You see, the word from which we derive our word economy is oikonomia, which means the law of the household. The oikonomia is not the management of the household’s wealth, rather it represents the ways and means by which the true wealth is preserved and maintained. And what is that wealth of the household? It is the members of the household itself. Not the trapping of the household or how those things are employed, but the lives of the people that make up the household. Those lives are the true wealth of the household. In this morning’s Gospel text, Jesus makes this point quite clear, and yet in our translation, we miss it entirely. We read, “There was a man who had two sons. The younger one said to his father, ‘Father, give me my share of the estate.’ So he divided his property between them.” But this isn’t quite accurate. What Jesus actually said was, “There was a man who had two sons. The younger one said to his father, ‘Father, give me my share of what you have.’ So he divided his life between them.” You see, in this parable, Jesus tells us about two sons who just didn’t get it. They completely disagreed about what to do with the wealth of their father, but each of them shared a common understanding about what that wealth was, and they both were wrong.
The younger son thought that his father’s wealth should be used to bring himself pleasure. The younger son took that wealth and had a good time. No, he had a VERRRY good time. He spent it until it was all lost, and nothing was left. The elder son, rather thought that his father’s wealth was to be protected, preserved pure and untouched. The elder son did not spend it, did not use it in any way. He just worked to maintain it, preserve it, but never use it. One son thinks the father’s wealth is there to be spent on himself, while the other son thinks that the father’s wealth is not to be spent at all. But both of them agree about what that wealth is. And both of them are wrong! They thought the father’s wealth consisted of the things the father had in his possession: his property, his goods, and his money. But these are only tokens of the father’s wealth. The father’s wealth was his life. His property, goods, and money, these we’re only signs of how he spent his life. Neither of his sons understood that they were his wealth, far more than any of the trappings of his estate. His life – passed to him through his parents – he passed on to his sons. He did not squander it on himself on the pursuit of pleasure as its own end, neither did he keep it locked away untouched and unlived. No, he passed on his life to his sons and had always intended that all of his life would be given away to his sons who were expected to use their lives and pass them on as well.

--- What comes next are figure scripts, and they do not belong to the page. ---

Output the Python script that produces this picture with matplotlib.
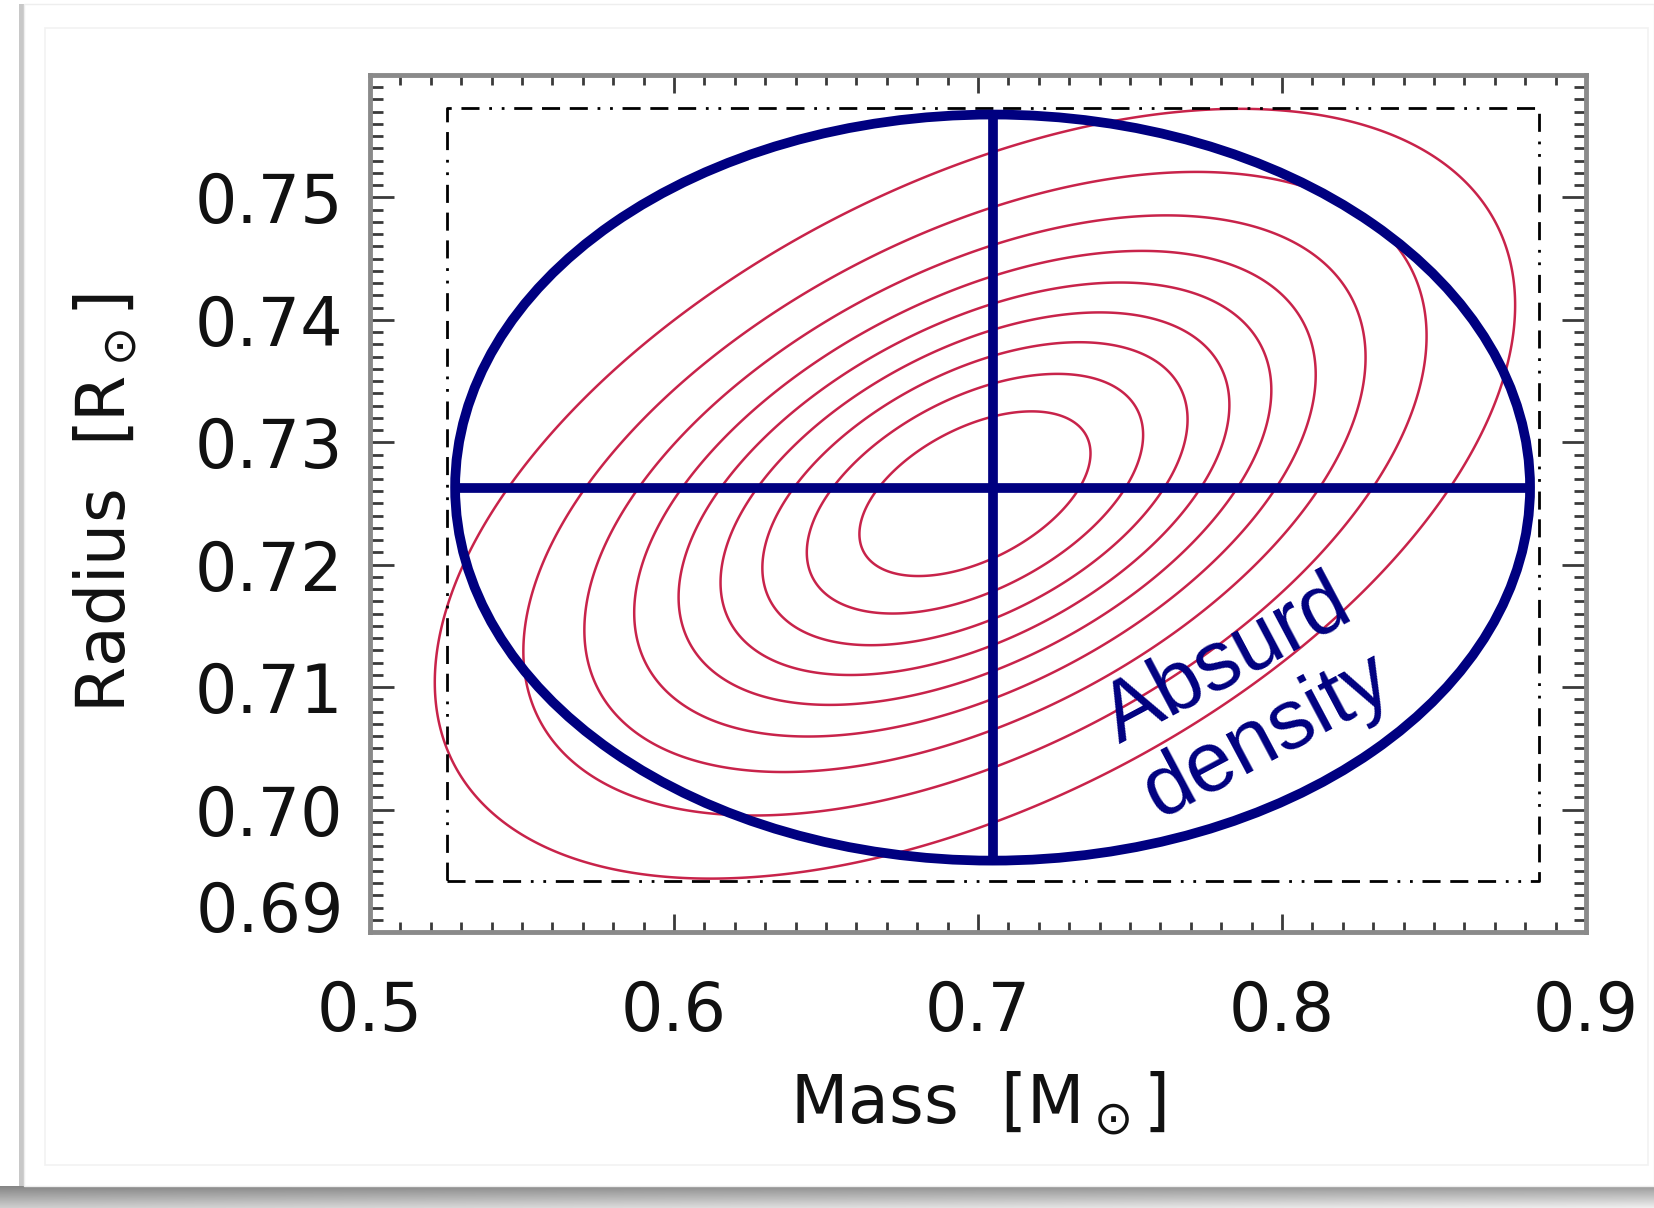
import numpy as np
import matplotlib.pyplot as plt
from matplotlib.patches import Ellipse, Rectangle
from matplotlib.ticker import MultipleLocator

plt.rcParams['lines.scale_dashes'] = False
plt.rcParams['mathtext.fontset'] = 'dejavusans'
plt.rcParams['font.family'] = 'DejaVu Sans'

# axes ranges and ticks
mass_lim = [0.5, 0.9]
radius_lim = [0.69, 0.76]
mass_ticks = [0.5, 0.6, 0.7, 0.8, 0.9]
mass_ticklabels = ['0.5', '0.6', '0.7', '0.8', '0.9']
radius_ticks = [0.69, 0.70, 0.71, 0.72, 0.73, 0.74, 0.75]
radius_ticklabels = ['0.69', '0.70', '0.71', '0.72', '0.73', '0.74', '0.75']

# likelihood contours: correlated gaussian in mass / radius
gauss_center = [0.6990, 0.7258]
gauss_sigma = [0.0828, 0.01465]
gauss_corr = 0.49
contour_levels = [0.1, 0.2, 0.3, 0.4, 0.5, 0.6, 0.7, 0.8, 0.9]

# uncorrelated error ellipse (navy) with its cross
ell_center = [0.7048, 0.7263]
ell_halfwidth = 0.1768
ell_halfheight = 0.03047

# dash-dot box
box_mass = [0.5252, 0.8844]
box_radius = [0.6942, 0.7573]

W, H = 1654, 1208
fig = plt.figure(figsize=(W / 100, H / 100), dpi=100)
fig.patch.set_facecolor('white')

# card background with a soft shadow
bg = fig.add_axes([0, 0, 1, 1], zorder=-5)
bg.axis('off')
shade = np.linspace(0.55, 0.85, 30)[:, None] * np.ones((1, 200))
shade = shade * np.linspace(0.95, 1.1, 200)[None, :]
bg.imshow(np.clip(shade, 0, 1), cmap='gray', vmin=0, vmax=1, aspect='auto',
          extent=[0, W, H, 1186], interpolation='bilinear')
bg.add_patch(Rectangle((19, 4), 5, 1182, color='#c8c8c8', lw=0))
bg.add_patch(Rectangle((24, 4), W - 24, 1182, facecolor='white',
                       edgecolor='#eeeeee', lw=1))
bg.add_patch(Rectangle((45, 28), 1603, 1137, facecolor='none',
                       edgecolor='#f2f2f2', lw=1.2))
bg.set_xlim(0, W)
bg.set_ylim(H, 0)

ax = fig.add_axes([370 / W, 1 - 932 / H, 1216 / W, 857 / H])
ax.set_facecolor('white')

# gaussian contours
gx = np.linspace(mass_lim[0], mass_lim[1], 600)
gy = np.linspace(radius_lim[0], radius_lim[1], 600)
MX, RY = np.meshgrid(gx, gy)
u = (MX - gauss_center[0]) / gauss_sigma[0]
v = (RY - gauss_center[1]) / gauss_sigma[1]
q = (u ** 2 - 2 * gauss_corr * u * v + v ** 2) / (1 - gauss_corr ** 2)
Z = np.exp(-0.5 * q)
ax.contour(MX, RY, Z, levels=contour_levels, colors='#c8234a', linewidths=1.8)

# box
bx = [box_mass[0], box_mass[1], box_mass[1], box_mass[0], box_mass[0]]
by = [box_radius[0], box_radius[0], box_radius[1], box_radius[1], box_radius[0]]
ax.plot(bx, by, color='black', lw=2.0,
        linestyle=(0, (13, 7, 13, 7, 13, 7, 2, 7, 2, 7)))

# navy ellipse and cross
navy = '#000080'
ax.add_patch(Ellipse((ell_center[0], ell_center[1]), 2 * ell_halfwidth,
                     2 * ell_halfheight, fill=False, edgecolor=navy, lw=7,
                     zorder=4))
ax.plot([ell_center[0], ell_center[0]],
        [ell_center[1] - ell_halfheight, ell_center[1] + ell_halfheight],
        color=navy, lw=7, zorder=4, solid_capstyle='butt')
ax.plot([ell_center[0] - ell_halfwidth, ell_center[0] + ell_halfwidth],
        [ell_center[1], ell_center[1]],
        color=navy, lw=7, zorder=4, solid_capstyle='butt')

ax.text(0.7885, 0.7090, 'Absurd\ndensity', rotation=28, rotation_mode='anchor',
        ha='center', va='center', multialignment='center', color=navy,
        fontsize=61, family='Liberation Sans', linespacing=1.08, zorder=5)

ax.set_xlim(mass_lim)
ax.set_ylim(radius_lim)
ax.set_xticks(mass_ticks)
ax.set_xticklabels(mass_ticklabels)
ax.set_yticks(radius_ticks)
ax.set_yticklabels(radius_ticklabels)
ax.xaxis.set_minor_locator(MultipleLocator(0.01))
ax.yaxis.set_minor_locator(MultipleLocator(0.001))

for s in ax.spines.values():
    s.set_color('#8a8a8a')
    s.set_linewidth(3.5)

ax.tick_params(which='both', direction='in', top=True, right=True,
               color='#3a3a3a', width=2, labelsize=48, labelcolor='#111111')
ax.tick_params(axis='x', which='major', length=13, pad=34)
ax.tick_params(axis='x', which='minor', length=7)
ax.tick_params(axis='y', which='major', length=17, pad=19)
ax.tick_params(axis='y', which='minor', length=9)

ax.get_yticklabels()[0].set_verticalalignment('baseline')

ax.set_xlabel(r'Mass  [M$_\odot$]', fontsize=48, labelpad=18, color='#111111')
ax.set_ylabel(r'Radius  [R$_\odot$]', fontsize=48, labelpad=40, color='#111111')

fig.savefig('out.png', dpi=100)
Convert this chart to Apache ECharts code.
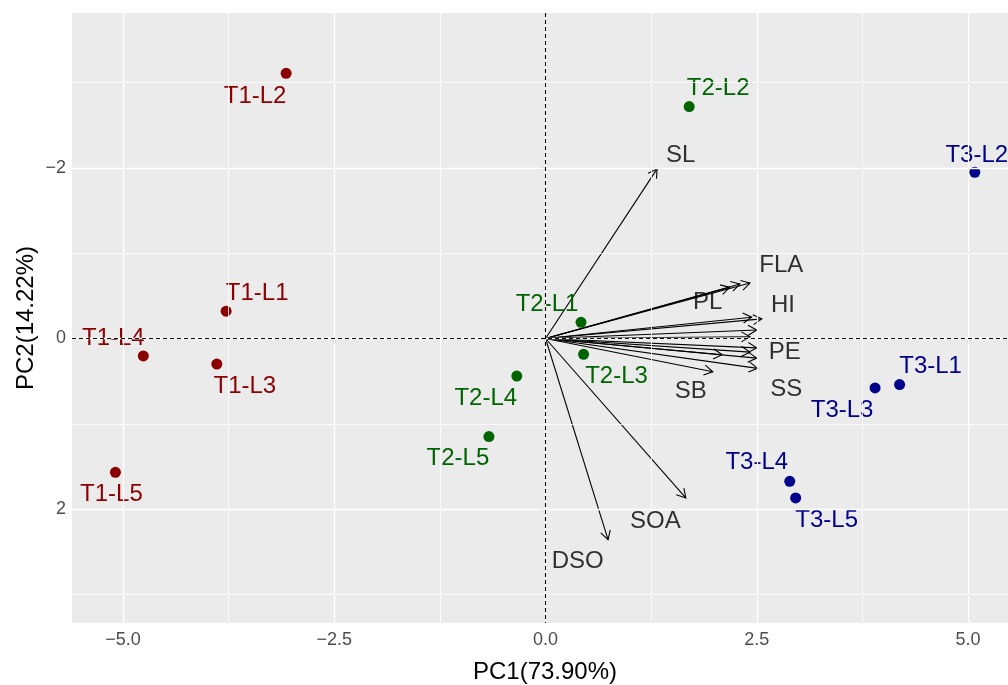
<!DOCTYPE html>
<html>
<head>
<meta charset="utf-8">
<script src="https://cdn.jsdelivr.net/npm/echarts@6/dist/echarts.min.js"></script>
<style>
html,body{margin:0;padding:0;background:#fff;}
#chart{width:1008px;height:685px;}
</style>
</head>
<body>
<div id="chart"></div>
<script>
// ---- data ----
const sampleNames = ['T1-L1','T1-L2','T1-L3','T1-L4','T1-L5',
                     'T2-L1','T2-L2','T2-L3','T2-L4','T2-L5',
                     'T3-L1','T3-L2','T3-L3','T3-L4','T3-L5'];
const sampleGroup = ['T1','T1','T1','T1','T1','T2','T2','T2','T2','T2','T3','T3','T3','T3','T3'];
const pc1 = [-3.78,-3.07,-3.89,-4.76,-5.09, 0.42,1.70,0.45,-0.34,-0.67, 4.19,5.08,3.90,2.89,2.96];
const pc2 = [-0.32,-3.11,0.30,0.205,1.57, -0.19,-2.72,0.185,0.44,1.15, 0.54,-1.95,0.58,1.675,1.87];

// loading arrows (tips)
const arrowX = [1.32,2.42,2.18,2.30,2.56,2.44,2.50,2.42,2.50,2.42,2.09,2.50,2.51,1.98,1.66,0.74];
const arrowY = [-1.99,-0.65,-0.60,-0.64,-0.23,-0.25,-0.10,-0.02,0.11,0.16,0.19,0.23,0.35,0.39,1.87,2.36];

// variable labels
const varNames = ['SL','FLA','PL','HI','PE','SS','SB','SOA','DSO'];
const varLabelX = [1.60,2.79,1.92,2.81,2.83,2.85,1.72,1.30,0.38];
const varLabelY = [-2.15,-0.86,-0.42,-0.39,0.16,0.60,0.62,2.15,2.62];

const xTicks = [-5.0,-2.5,0.0,2.5,5.0];
const yTicks = [-2,0,2];
const xMinor = [-3.75,-1.25,1.25,3.75];
const yMinor = [-3,-1,1,3];

// ---- styling (not data) ----
const groupColors = {T1:'#8B0000', T2:'#006400', T3:'#00008B'};
const labelOffsets = [[31,-18],[-31,23],[28,22],[-30,-18],[-4,22],
                      [-34,-18],[29,-18],[33,22],[-31,22],[-31,22],
                      [31,-18],[2,-17],[-33,22],[-33,-19],[31,22]];
const FONT = 'Liberation Sans, Arial, sans-serif';
const fmtMinus = (s) => s.replace('-', '\u2212');

const chart = echarts.init(document.getElementById('chart'));

const pointData = sampleNames.map((n,i)=>({
  name:n,
  value:[pc1[i],pc2[i]],
  itemStyle:{color:groupColors[sampleGroup[i]], opacity:1},
  label:{offset:labelOffsets[i], color:groupColors[sampleGroup[i]]}
}));

const gridLines = [];
xTicks.forEach(v=>gridLines.push({xAxis:v, lineStyle:{color:'#ffffff',width:1.3,type:'solid'}}));
xMinor.forEach(v=>gridLines.push({xAxis:v, lineStyle:{color:'#ffffff',width:0.8,type:'solid'}}));
yTicks.forEach(v=>gridLines.push({yAxis:v, lineStyle:{color:'#ffffff',width:1.3,type:'solid'}}));
yMinor.forEach(v=>gridLines.push({yAxis:v, lineStyle:{color:'#ffffff',width:0.8,type:'solid'}}));

const option = {
  animation:false,
  grid:{left:72, top:13, right:0, bottom:62, show:true, backgroundColor:'#EBEBEB', borderWidth:0, containLabel:false},
  xAxis:{
    type:'value', min:-5.604, max:5.473,
    axisLine:{show:false},
    splitLine:{show:false},
    axisTick:{show:true, length:5, lineStyle:{color:'#333333',width:1.2}, customValues:xTicks},
    axisLabel:{color:'#4D4D4D', fontSize:18, fontFamily:FONT, margin:8, customValues:xTicks,
      formatter:(v)=>fmtMinus(Number(v).toFixed(1))}
  },
  yAxis:{
    type:'value', inverse:true, min:-3.818, max:3.337,
    axisLine:{show:false},
    splitLine:{show:false},
    axisTick:{show:true, length:5, lineStyle:{color:'#333333',width:1.2}, customValues:yTicks},
    axisLabel:{color:'#4D4D4D', fontSize:18, fontFamily:FONT, margin:6, customValues:yTicks,
      formatter:(v)=>fmtMinus(String(Math.round(v)))}
  },
  graphic:[
    {type:'text', x:545, y:672, style:{text:'PC1(73.90%)', fill:'#000', font:'24px '+FONT, textAlign:'center', textVerticalAlign:'middle'}},
    {type:'text', x:26, y:318, rotation:Math.PI/2, style:{text:'PC2(14.22%)', fill:'#000', font:'24px '+FONT, textAlign:'center', textVerticalAlign:'middle'}}
  ],
  series:[
    {
      type:'scatter', data:[], z:1, silent:true,
      markLine:{silent:true, symbol:['none','none'], label:{show:false}, animation:false, data:gridLines}
    },
    {
      type:'scatter', data:[], z:2, silent:true,
      markLine:{silent:true, symbol:['none','none'], label:{show:false}, animation:false,
        lineStyle:{color:'#000',width:1.1,type:[4,3]},
        data:[{xAxis:0},{yAxis:0}]}
    },
    {
      type:'custom', z:3, silent:true,
      data: arrowX.map((x,i)=>[x, arrowY[i]]),
      encode:{x:0,y:1},
      renderItem:(params, api)=>{
        const p0 = api.coord([0,0]);
        const p1 = api.coord([api.value(0), api.value(1)]);
        const ang = Math.atan2(p1[1]-p0[1], p1[0]-p0[0]);
        const L = 10, A = Math.PI/6;
        const h1 = [p1[0]-L*Math.cos(ang-A), p1[1]-L*Math.sin(ang-A)];
        const h2 = [p1[0]-L*Math.cos(ang+A), p1[1]-L*Math.sin(ang+A)];
        return {type:'group', children:[
          {type:'line', shape:{x1:p0[0],y1:p0[1],x2:p1[0],y2:p1[1]}, style:{stroke:'#000',lineWidth:1.1}},
          {type:'polyline', shape:{points:[h1,p1,h2]}, style:{stroke:'#000',lineWidth:1.1,fill:null}}
        ]};
      }
    },
    {
      type:'scatter', z:4, symbol:'circle', symbolSize:11,
      itemStyle:{opacity:1},
      data:pointData,
      label:{show:true, position:'inside', formatter:'{b}', fontSize:24, fontFamily:FONT, opacity:1}
    },
    {
      type:'scatter', z:5, symbol:'circle', symbolSize:1, itemStyle:{color:'rgba(0,0,0,0)'},
      data: varNames.map((n,i)=>({name:n, value:[varLabelX[i], varLabelY[i]]})),
      label:{show:true, position:'inside', formatter:'{b}', color:'#000', fontSize:24, fontFamily:FONT}
    }
  ]
};
chart.setOption(option);
</script>
</body>
</html>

In chapter 12 of Luke we read our Lord’s words, “For where your treasure is, there your heart will be also.” But do we even understand what our treasure is? If we cannot grasp just what our treasure truly is, how can we understand where it is? Where is the wealth of God? Is it the works He made, this creation? No. Is it His law for His creation – the ways and means by which His creation is to be managed and preserved? No. It is His life! We read in the 1st chapter of John that “in Him was life, and the life was the light of men.” This does not simply mean that Jesus was alive, rather all life resides in Him. All that lives, lives through He who said, “let there be light!” The wealth of God is life! And how did He spend that life? He came in the flesh, and suffered and died for our sake, freely giving away His life for us. As a free gift, the Father gives us His wealth – eternal life – through faith in Jesus Christ in whom all life resides and who laid that life down for us.
So how are we to spend our wealth, the wealth that has been given to us by our heavenly Father? Do we spend it on ourselves? Do we go and give ourselves over to our own pleasures, living day after day as if this eternal life is truly ours and not given to us by God, paid out through the blood of Jesus Christ? Or do we hold onto it, leaving it untouched, preserved pure and unspent, continuing day after day hidden away in our churches not spending any of the eternal life entrusted to us as if we might somehow run out; as if there is not enough to share? No! You must follow the example of the father in this parable who gave it away heedlessly, even recklessly; and you must follow the example of God the Father’s eternally begotten Son, who spent His life, pouring it out for you through His blood on the cross. You have been entrusted with eternal wealth, and you are called to spend it. You are called not to hold onto it for fear you might lose it or you might not have enough. You are called not to spend it on yourself, but to spend it on your neighbor who has not received this gift of eternal life. You are called to spend your wealth.